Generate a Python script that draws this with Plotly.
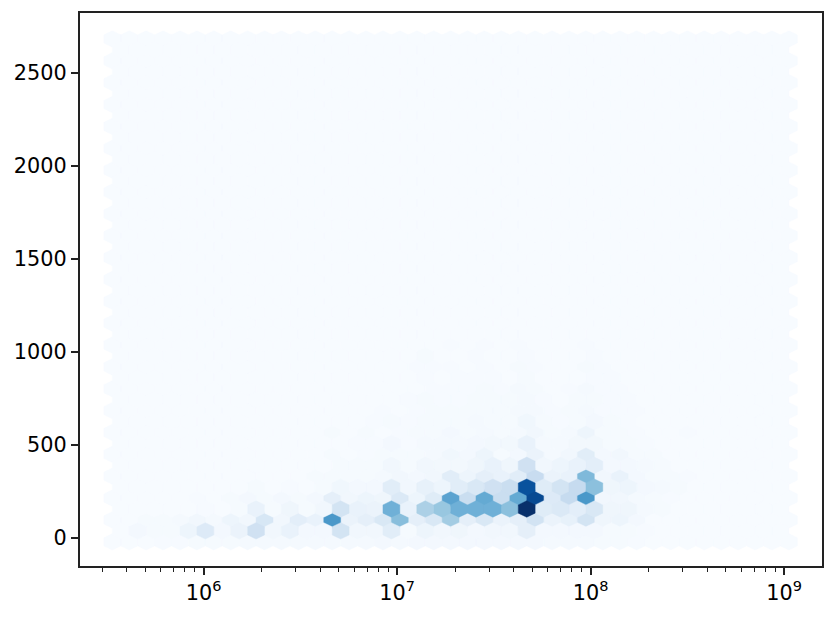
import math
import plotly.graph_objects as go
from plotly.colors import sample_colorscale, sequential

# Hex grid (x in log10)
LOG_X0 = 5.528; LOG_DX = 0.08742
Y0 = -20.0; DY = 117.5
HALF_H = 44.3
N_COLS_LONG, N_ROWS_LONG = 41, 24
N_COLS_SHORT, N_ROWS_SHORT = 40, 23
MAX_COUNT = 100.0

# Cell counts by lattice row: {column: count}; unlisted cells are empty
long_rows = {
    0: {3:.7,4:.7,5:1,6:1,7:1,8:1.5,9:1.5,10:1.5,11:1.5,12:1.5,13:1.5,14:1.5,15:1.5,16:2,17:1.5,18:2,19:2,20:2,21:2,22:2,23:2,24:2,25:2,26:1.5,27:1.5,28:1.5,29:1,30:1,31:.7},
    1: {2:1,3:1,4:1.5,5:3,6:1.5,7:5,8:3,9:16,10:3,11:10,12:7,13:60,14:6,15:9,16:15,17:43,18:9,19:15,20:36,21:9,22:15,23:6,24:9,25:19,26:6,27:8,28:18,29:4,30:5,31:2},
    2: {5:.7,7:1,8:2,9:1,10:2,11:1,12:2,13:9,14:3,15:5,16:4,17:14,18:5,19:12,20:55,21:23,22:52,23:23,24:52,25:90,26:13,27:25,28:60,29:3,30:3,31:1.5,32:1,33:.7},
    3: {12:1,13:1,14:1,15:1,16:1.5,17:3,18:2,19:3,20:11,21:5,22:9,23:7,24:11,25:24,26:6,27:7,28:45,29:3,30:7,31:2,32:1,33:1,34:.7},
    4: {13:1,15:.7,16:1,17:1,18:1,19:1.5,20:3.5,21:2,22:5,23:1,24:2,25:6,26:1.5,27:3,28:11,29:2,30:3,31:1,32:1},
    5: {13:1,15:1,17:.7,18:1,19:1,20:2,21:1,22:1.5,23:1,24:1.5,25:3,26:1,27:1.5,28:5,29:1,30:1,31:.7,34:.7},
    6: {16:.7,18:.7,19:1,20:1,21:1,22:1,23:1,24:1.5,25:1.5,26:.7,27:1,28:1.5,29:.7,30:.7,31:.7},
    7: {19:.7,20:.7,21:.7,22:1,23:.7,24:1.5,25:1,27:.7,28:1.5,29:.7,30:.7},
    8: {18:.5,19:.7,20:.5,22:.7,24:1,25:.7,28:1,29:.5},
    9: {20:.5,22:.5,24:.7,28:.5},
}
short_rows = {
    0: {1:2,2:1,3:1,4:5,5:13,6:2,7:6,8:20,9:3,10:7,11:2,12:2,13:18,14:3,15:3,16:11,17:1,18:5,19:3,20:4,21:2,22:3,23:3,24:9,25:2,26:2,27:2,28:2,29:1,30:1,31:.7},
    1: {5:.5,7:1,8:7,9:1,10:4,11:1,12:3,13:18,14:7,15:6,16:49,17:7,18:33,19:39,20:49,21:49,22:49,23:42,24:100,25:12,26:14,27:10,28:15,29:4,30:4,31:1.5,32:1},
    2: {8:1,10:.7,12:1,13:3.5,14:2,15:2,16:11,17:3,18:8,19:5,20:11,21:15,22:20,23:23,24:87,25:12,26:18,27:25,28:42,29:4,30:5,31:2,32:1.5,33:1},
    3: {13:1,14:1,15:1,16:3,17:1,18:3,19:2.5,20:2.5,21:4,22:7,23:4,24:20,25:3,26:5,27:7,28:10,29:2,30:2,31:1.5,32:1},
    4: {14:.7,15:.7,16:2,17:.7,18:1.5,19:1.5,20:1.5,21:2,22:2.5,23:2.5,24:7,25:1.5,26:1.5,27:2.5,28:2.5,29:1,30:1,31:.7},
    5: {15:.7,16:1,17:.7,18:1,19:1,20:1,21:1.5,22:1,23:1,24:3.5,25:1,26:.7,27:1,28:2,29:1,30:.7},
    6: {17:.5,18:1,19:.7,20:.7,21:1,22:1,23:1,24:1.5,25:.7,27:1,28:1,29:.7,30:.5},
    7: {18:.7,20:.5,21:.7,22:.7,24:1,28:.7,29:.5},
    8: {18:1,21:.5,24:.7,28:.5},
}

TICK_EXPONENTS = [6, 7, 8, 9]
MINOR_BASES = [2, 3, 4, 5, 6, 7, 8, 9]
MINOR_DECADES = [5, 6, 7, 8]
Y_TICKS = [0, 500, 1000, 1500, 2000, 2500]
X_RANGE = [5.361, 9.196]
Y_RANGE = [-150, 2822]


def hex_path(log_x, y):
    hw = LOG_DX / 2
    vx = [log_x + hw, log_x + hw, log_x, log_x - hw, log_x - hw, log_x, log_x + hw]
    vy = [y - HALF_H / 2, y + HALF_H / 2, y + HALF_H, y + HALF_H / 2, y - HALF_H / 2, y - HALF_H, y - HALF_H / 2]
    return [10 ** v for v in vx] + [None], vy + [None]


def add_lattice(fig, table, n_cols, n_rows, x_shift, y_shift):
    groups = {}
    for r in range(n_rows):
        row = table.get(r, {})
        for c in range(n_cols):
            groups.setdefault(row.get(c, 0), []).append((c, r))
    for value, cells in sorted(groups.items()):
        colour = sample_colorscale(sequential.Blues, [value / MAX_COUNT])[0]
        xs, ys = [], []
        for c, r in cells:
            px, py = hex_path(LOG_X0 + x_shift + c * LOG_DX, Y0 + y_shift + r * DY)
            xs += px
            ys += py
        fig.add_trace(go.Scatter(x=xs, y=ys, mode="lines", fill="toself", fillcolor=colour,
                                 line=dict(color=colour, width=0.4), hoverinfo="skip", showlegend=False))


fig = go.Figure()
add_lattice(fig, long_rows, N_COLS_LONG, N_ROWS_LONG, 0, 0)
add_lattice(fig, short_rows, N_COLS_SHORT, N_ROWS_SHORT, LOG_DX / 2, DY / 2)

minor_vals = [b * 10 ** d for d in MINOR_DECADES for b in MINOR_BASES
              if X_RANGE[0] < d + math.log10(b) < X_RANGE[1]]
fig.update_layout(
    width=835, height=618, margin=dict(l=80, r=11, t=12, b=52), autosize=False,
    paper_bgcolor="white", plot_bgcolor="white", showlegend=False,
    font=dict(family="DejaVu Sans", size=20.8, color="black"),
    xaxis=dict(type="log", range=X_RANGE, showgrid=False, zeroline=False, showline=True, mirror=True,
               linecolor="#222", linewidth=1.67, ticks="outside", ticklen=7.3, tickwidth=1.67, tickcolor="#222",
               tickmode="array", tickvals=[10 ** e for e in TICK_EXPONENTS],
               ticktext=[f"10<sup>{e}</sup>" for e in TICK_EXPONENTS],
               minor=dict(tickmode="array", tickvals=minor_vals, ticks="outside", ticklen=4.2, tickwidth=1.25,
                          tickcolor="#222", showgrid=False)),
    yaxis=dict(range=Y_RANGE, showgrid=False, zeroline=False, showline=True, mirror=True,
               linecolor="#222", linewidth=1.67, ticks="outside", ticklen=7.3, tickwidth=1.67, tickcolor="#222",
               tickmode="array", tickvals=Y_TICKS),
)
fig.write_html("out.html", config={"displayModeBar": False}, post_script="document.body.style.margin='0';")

---+---

Required work → Give all the lines above again, character for character, without pictures.

In response →
Generate a Python script that draws this with Plotly.
import math
import plotly.graph_objects as go
from plotly.colors import sample_colorscale, sequential

# Hex grid (x in log10)
LOG_X0 = 5.528; LOG_DX = 0.08742
Y0 = -20.0; DY = 117.5
HALF_H = 44.3
N_COLS_LONG, N_ROWS_LONG = 41, 24
N_COLS_SHORT, N_ROWS_SHORT = 40, 23
MAX_COUNT = 100.0

# Cell counts by lattice row: {column: count}; unlisted cells are empty
long_rows = {
    0: {3:.7,4:.7,5:1,6:1,7:1,8:1.5,9:1.5,10:1.5,11:1.5,12:1.5,13:1.5,14:1.5,15:1.5,16:2,17:1.5,18:2,19:2,20:2,21:2,22:2,23:2,24:2,25:2,26:1.5,27:1.5,28:1.5,29:1,30:1,31:.7},
    1: {2:1,3:1,4:1.5,5:3,6:1.5,7:5,8:3,9:16,10:3,11:10,12:7,13:60,14:6,15:9,16:15,17:43,18:9,19:15,20:36,21:9,22:15,23:6,24:9,25:19,26:6,27:8,28:18,29:4,30:5,31:2},
    2: {5:.7,7:1,8:2,9:1,10:2,11:1,12:2,13:9,14:3,15:5,16:4,17:14,18:5,19:12,20:55,21:23,22:52,23:23,24:52,25:90,26:13,27:25,28:60,29:3,30:3,31:1.5,32:1,33:.7},
    3: {12:1,13:1,14:1,15:1,16:1.5,17:3,18:2,19:3,20:11,21:5,22:9,23:7,24:11,25:24,26:6,27:7,28:45,29:3,30:7,31:2,32:1,33:1,34:.7},
    4: {13:1,15:.7,16:1,17:1,18:1,19:1.5,20:3.5,21:2,22:5,23:1,24:2,25:6,26:1.5,27:3,28:11,29:2,30:3,31:1,32:1},
    5: {13:1,15:1,17:.7,18:1,19:1,20:2,21:1,22:1.5,23:1,24:1.5,25:3,26:1,27:1.5,28:5,29:1,30:1,31:.7,34:.7},
    6: {16:.7,18:.7,19:1,20:1,21:1,22:1,23:1,24:1.5,25:1.5,26:.7,27:1,28:1.5,29:.7,30:.7,31:.7},
    7: {19:.7,20:.7,21:.7,22:1,23:.7,24:1.5,25:1,27:.7,28:1.5,29:.7,30:.7},
    8: {18:.5,19:.7,20:.5,22:.7,24:1,25:.7,28:1,29:.5},
    9: {20:.5,22:.5,24:.7,28:.5},
}
short_rows = {
    0: {1:2,2:1,3:1,4:5,5:13,6:2,7:6,8:20,9:3,10:7,11:2,12:2,13:18,14:3,15:3,16:11,17:1,18:5,19:3,20:4,21:2,22:3,23:3,24:9,25:2,26:2,27:2,28:2,29:1,30:1,31:.7},
    1: {5:.5,7:1,8:7,9:1,10:4,11:1,12:3,13:18,14:7,15:6,16:49,17:7,18:33,19:39,20:49,21:49,22:49,23:42,24:100,25:12,26:14,27:10,28:15,29:4,30:4,31:1.5,32:1},
    2: {8:1,10:.7,12:1,13:3.5,14:2,15:2,16:11,17:3,18:8,19:5,20:11,21:15,22:20,23:23,24:87,25:12,26:18,27:25,28:42,29:4,30:5,31:2,32:1.5,33:1},
    3: {13:1,14:1,15:1,16:3,17:1,18:3,19:2.5,20:2.5,21:4,22:7,23:4,24:20,25:3,26:5,27:7,28:10,29:2,30:2,31:1.5,32:1},
    4: {14:.7,15:.7,16:2,17:.7,18:1.5,19:1.5,20:1.5,21:2,22:2.5,23:2.5,24:7,25:1.5,26:1.5,27:2.5,28:2.5,29:1,30:1,31:.7},
    5: {15:.7,16:1,17:.7,18:1,19:1,20:1,21:1.5,22:1,23:1,24:3.5,25:1,26:.7,27:1,28:2,29:1,30:.7},
    6: {17:.5,18:1,19:.7,20:.7,21:1,22:1,23:1,24:1.5,25:.7,27:1,28:1,29:.7,30:.5},
    7: {18:.7,20:.5,21:.7,22:.7,24:1,28:.7,29:.5},
    8: {18:1,21:.5,24:.7,28:.5},
}

TICK_EXPONENTS = [6, 7, 8, 9]
MINOR_BASES = [2, 3, 4, 5, 6, 7, 8, 9]
MINOR_DECADES = [5, 6, 7, 8]
Y_TICKS = [0, 500, 1000, 1500, 2000, 2500]
X_RANGE = [5.361, 9.196]
Y_RANGE = [-150, 2822]


def hex_path(log_x, y):
    hw = LOG_DX / 2
    vx = [log_x + hw, log_x + hw, log_x, log_x - hw, log_x - hw, log_x, log_x + hw]
    vy = [y - HALF_H / 2, y + HALF_H / 2, y + HALF_H, y + HALF_H / 2, y - HALF_H / 2, y - HALF_H, y - HALF_H / 2]
    return [10 ** v for v in vx] + [None], vy + [None]


def add_lattice(fig, table, n_cols, n_rows, x_shift, y_shift):
    groups = {}
    for r in range(n_rows):
        row = table.get(r, {})
        for c in range(n_cols):
            groups.setdefault(row.get(c, 0), []).append((c, r))
    for value, cells in sorted(groups.items()):
        colour = sample_colorscale(sequential.Blues, [value / MAX_COUNT])[0]
        xs, ys = [], []
        for c, r in cells:
            px, py = hex_path(LOG_X0 + x_shift + c * LOG_DX, Y0 + y_shift + r * DY)
            xs += px
            ys += py
        fig.add_trace(go.Scatter(x=xs, y=ys, mode="lines", fill="toself", fillcolor=colour,
                                 line=dict(color=colour, width=0.4), hoverinfo="skip", showlegend=False))


fig = go.Figure()
add_lattice(fig, long_rows, N_COLS_LONG, N_ROWS_LONG, 0, 0)
add_lattice(fig, short_rows, N_COLS_SHORT, N_ROWS_SHORT, LOG_DX / 2, DY / 2)

minor_vals = [b * 10 ** d for d in MINOR_DECADES for b in MINOR_BASES
              if X_RANGE[0] < d + math.log10(b) < X_RANGE[1]]
fig.update_layout(
    width=835, height=618, margin=dict(l=80, r=11, t=12, b=52), autosize=False,
    paper_bgcolor="white", plot_bgcolor="white", showlegend=False,
    font=dict(family="DejaVu Sans", size=20.8, color="black"),
    xaxis=dict(type="log", range=X_RANGE, showgrid=False, zeroline=False, showline=True, mirror=True,
               linecolor="#222", linewidth=1.67, ticks="outside", ticklen=7.3, tickwidth=1.67, tickcolor="#222",
               tickmode="array", tickvals=[10 ** e for e in TICK_EXPONENTS],
               ticktext=[f"10<sup>{e}</sup>" for e in TICK_EXPONENTS],
               minor=dict(tickmode="array", tickvals=minor_vals, ticks="outside", ticklen=4.2, tickwidth=1.25,
                          tickcolor="#222", showgrid=False)),
    yaxis=dict(range=Y_RANGE, showgrid=False, zeroline=False, showline=True, mirror=True,
               linecolor="#222", linewidth=1.67, ticks="outside", ticklen=7.3, tickwidth=1.67, tickcolor="#222",
               tickmode="array", tickvals=Y_TICKS),
)
fig.write_html("out.html", config={"displayModeBar": False}, post_script="document.body.style.margin='0';")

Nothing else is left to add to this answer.